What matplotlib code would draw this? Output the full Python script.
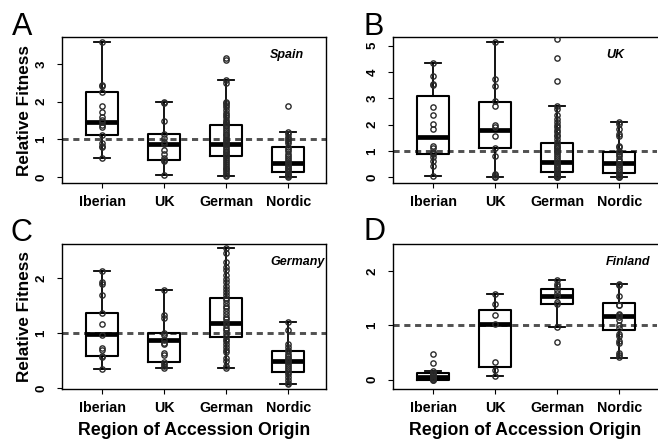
import numpy as np
import matplotlib.pyplot as plt

plt.rcParams['font.family'] = ['Liberation Sans', 'DejaVu Sans']

regions = ['Iberian', 'UK', 'German', 'Nordic']
sites = ['Spain', 'UK', 'Germany', 'Finland']
letters = ['A', 'B', 'C', 'D']

# box stats, one row per region: [whislo, q1, median, q3, whishi]
spain_box = [[0.50, 1.10, 1.47, 2.24, 3.57],
             [0.05, 0.46, 0.87, 1.14, 2.00],
             [0.03, 0.565, 0.875, 1.38, 2.57],
             [0.00, 0.14, 0.36, 0.79, 1.18]]
uk_box = [[0.05, 0.87, 1.51, 3.09, 4.36],
          [0.00, 1.10, 1.80, 2.85, 5.13],
          [0.00, 0.19, 0.59, 1.29, 2.71],
          [0.00, 0.15, 0.53, 0.97, 2.11]]
germany_box = [[0.35, 0.59, 0.975, 1.36, 2.13],
               [0.36, 0.47, 0.866, 1.00, 1.79],
               [0.36, 0.92, 1.19, 1.64, 2.54],
               [0.07, 0.30, 0.50, 0.68, 1.21]]
finland_box = [[0.00, 0.00, 0.055, 0.12, 0.16],
               [0.07, 0.24, 1.03, 1.29, 1.58],
               [0.98, 1.40, 1.55, 1.67, 1.83],
               [0.41, 0.92, 1.18, 1.41, 1.77]]

# relative fitness of each accession
spain_pts = [
    [3.57, 2.44, 2.40, 2.26, 1.88, 1.73, 1.60, 1.51, 1.46, 1.38, 1.33, 1.10, 0.89, 0.82, 0.80, 0.50],
    [2.00, 1.95, 1.49, 1.14, 1.03, 0.94, 0.87, 0.72, 0.60, 0.50, 0.45, 0.41, 0.05],
    [3.15, 3.10, 2.57, 2.50, 2.00, 1.95, 1.90, 1.85, 1.78, 1.70, 1.65, 1.58, 1.50, 1.45, 1.42,
     1.38, 1.35, 1.30, 1.25, 1.20, 1.15, 1.10, 1.05, 1.00, 0.97, 0.93, 0.90, 0.87, 0.84, 0.80,
     0.75, 0.70, 0.66, 0.62, 0.58, 0.55, 0.50, 0.45, 0.40, 0.35, 0.30, 0.25, 0.20, 0.15, 0.10,
     0.05, 0.03],
    [1.88, 1.18, 1.15, 1.05, 1.00, 0.95, 0.90, 0.80, 0.75, 0.68, 0.60, 0.55, 0.50, 0.45, 0.40,
     0.37, 0.33, 0.30, 0.25, 0.20, 0.15, 0.12, 0.08, 0.05, 0.02, 0.00]]
uk_pts = [
    [4.36, 3.83, 3.54, 3.52, 2.66, 2.37, 2.02, 1.83, 1.18, 1.10, 0.97, 0.92, 0.87, 0.78, 0.62, 0.43, 0.05],
    [5.13, 3.73, 3.47, 2.88, 2.72, 1.99, 1.92, 1.57, 1.12, 0.82, 0.14, 0.09, 0.02, 0.00],
    [5.26, 4.52, 3.64, 2.71, 2.60, 2.35, 2.20, 2.10, 2.00, 1.90, 1.80, 1.70, 1.62, 1.55, 1.45,
     1.35, 1.28, 1.20, 1.15, 1.10, 1.05, 1.00, 0.95, 0.88, 0.80, 0.72, 0.65, 0.58, 0.50, 0.45,
     0.40, 0.35, 0.28, 0.22, 0.18, 0.14, 0.10, 0.07, 0.05, 0.03, 0.01, 0.00],
    [2.11, 2.02, 1.85, 1.65, 1.55, 1.20, 1.15, 1.00, 0.95, 0.90, 0.80, 0.70, 0.60, 0.52, 0.45,
     0.38, 0.30, 0.22, 0.15, 0.10, 0.05, 0.02, 0.00]]
germany_pts = [
    [2.13, 1.93, 1.89, 1.69, 1.36, 1.16, 0.97, 0.73, 0.69, 0.59, 0.56, 0.35],
    [1.79, 1.32, 1.28, 1.00, 0.97, 0.88, 0.82, 0.80, 0.64, 0.60, 0.47, 0.43, 0.40, 0.36],
    [2.54, 2.45, 2.30, 2.20, 2.15, 2.05, 1.98, 1.92, 1.85, 1.80, 1.75, 1.70, 1.64, 1.60, 1.55,
     1.50, 1.45, 1.40, 1.35, 1.30, 1.25, 1.20, 1.15, 1.10, 1.05, 1.00, 0.95, 0.90, 0.85, 0.80,
     0.75, 0.70, 0.65, 0.55, 0.50, 0.40, 0.36],
    [1.21, 1.05, 0.80, 0.75, 0.70, 0.68, 0.62, 0.58, 0.55, 0.52, 0.50, 0.47, 0.44, 0.40, 0.36,
     0.32, 0.30, 0.25, 0.20, 0.15, 0.10, 0.07]]
finland_pts = [
    [0.47, 0.30, 0.16, 0.13, 0.10, 0.08, 0.06, 0.05, 0.03, 0.01, 0.00, 0.00],
    [1.58, 1.40, 1.19, 1.03, 0.33, 0.18, 0.07],
    [1.83, 1.77, 1.72, 1.66, 1.60, 1.55, 1.44, 1.40, 0.97, 0.70],
    [1.77, 1.75, 1.55, 1.38, 1.37, 1.22, 1.20, 1.15, 1.10, 1.00, 0.95, 0.85, 0.80, 0.72, 0.68,
     0.50, 0.45, 0.42]]

y_limits = [(-0.16, 3.71), (-0.22, 5.33), (-0.018, 2.62), (-0.17, 2.50)]
y_ticks = [[0, 1, 2, 3], [0, 1, 2, 3, 4, 5], [0, 1, 2], [0, 1, 2]]
site_x = [3.71, 3.79, 3.71, 3.78]


def draw_panel(ax, box, pts, ylim, yticks, site, sx):
    ax.axhline(1, color='#505050', lw=2.1, ls=(0, (2.1, 1.6)), zorder=1)
    stats = []
    for b in box:
        stats.append({'whislo': b[0], 'q1': b[1], 'med': b[2], 'q3': b[3], 'whishi': b[4]})
    ax.bxp(stats, positions=[1, 2, 3, 4], widths=0.52, capwidths=0.26, showfliers=False,
           boxprops=dict(color='black', lw=1.5),
           whiskerprops=dict(color='black', lw=1.3),
           capprops=dict(color='black', lw=1.3),
           medianprops=dict(color='black', lw=3.4, solid_capstyle='butt'),
           manage_ticks=False, zorder=2)
    for i, p in enumerate(pts):
        ax.plot(np.full(len(p), i + 1), p, 'o', ms=3.8, mfc='none', mec='#2a2a2a',
                mew=1.0, zorder=3)
    ax.set_xlim(0.355, 4.61)
    ax.set_ylim(*ylim)
    ax.set_xticks([1, 2, 3, 4])
    ax.set_xticklabels(regions, fontsize=10.3, fontweight='bold')
    ax.set_yticks(yticks)
    ax.set_yticklabels([str(t) for t in yticks], fontsize=9.5, fontweight='bold',
                       rotation=90, va='center')
    ax.tick_params(axis='x', length=3.6, width=0.8, pad=5.3)
    ax.tick_params(axis='y', length=3.6, width=0.8, pad=7)
    for s in ax.spines.values():
        s.set_linewidth(1.0)
    ax.text(sx, 0.857, site, transform=ax.get_xaxis_transform(), fontsize=9,
            fontweight='bold', style='italic', va='baseline', ha='left')


fig = plt.figure(figsize=(6.58, 4.43), dpi=100)
W, H = 658.0, 443.0
boxes = [spain_box, uk_box, germany_box, finland_box]
points = [spain_pts, uk_pts, germany_pts, finland_pts]
# axes rectangles in pixels: left, top, right, bottom
rects = [(62, 37, 326, 183), (393, 37, 657, 183), (62, 244, 326, 389), (393, 244, 657, 389)]
letter_pos = [(12, 35), (364, 35), (11, 241), (364, 240)]

for k in range(4):
    l, t, r, b = rects[k]
    ax = fig.add_axes([l / W, 1 - b / H, (r - l) / W, (b - t) / H])
    draw_panel(ax, boxes[k], points[k], y_limits[k], y_ticks[k], sites[k], site_x[k])
    if k in (1, 3):
        ax.spines['right'].set_visible(False)
    if k in (0, 2):
        ax.set_ylabel('Relative Fitness', fontsize=12.3, fontweight='bold', labelpad=2)
    if k in (2, 3):
        ax.set_xlabel('Region of Accession Origin', fontsize=12.8, fontweight='bold', labelpad=4.5)
    lx, ly = letter_pos[k]
    fig.text(lx / W, 1 - ly / H, letters[k], fontsize=22, va='baseline', ha='left')

fig.savefig('out.png', dpi=100)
*****
▸ **Written instruction**: Leave the pictures out and reproduce exactly the lines from the top of the listing above through the line with "[0.41, 0.92, 1.18, 1.41, 1.77]]".

▸ **Task response**:
What matplotlib code would draw this? Output the full Python script.
import numpy as np
import matplotlib.pyplot as plt

plt.rcParams['font.family'] = ['Liberation Sans', 'DejaVu Sans']

regions = ['Iberian', 'UK', 'German', 'Nordic']
sites = ['Spain', 'UK', 'Germany', 'Finland']
letters = ['A', 'B', 'C', 'D']

# box stats, one row per region: [whislo, q1, median, q3, whishi]
spain_box = [[0.50, 1.10, 1.47, 2.24, 3.57],
             [0.05, 0.46, 0.87, 1.14, 2.00],
             [0.03, 0.565, 0.875, 1.38, 2.57],
             [0.00, 0.14, 0.36, 0.79, 1.18]]
uk_box = [[0.05, 0.87, 1.51, 3.09, 4.36],
          [0.00, 1.10, 1.80, 2.85, 5.13],
          [0.00, 0.19, 0.59, 1.29, 2.71],
          [0.00, 0.15, 0.53, 0.97, 2.11]]
germany_box = [[0.35, 0.59, 0.975, 1.36, 2.13],
               [0.36, 0.47, 0.866, 1.00, 1.79],
               [0.36, 0.92, 1.19, 1.64, 2.54],
               [0.07, 0.30, 0.50, 0.68, 1.21]]
finland_box = [[0.00, 0.00, 0.055, 0.12, 0.16],
               [0.07, 0.24, 1.03, 1.29, 1.58],
               [0.98, 1.40, 1.55, 1.67, 1.83],
               [0.41, 0.92, 1.18, 1.41, 1.77]]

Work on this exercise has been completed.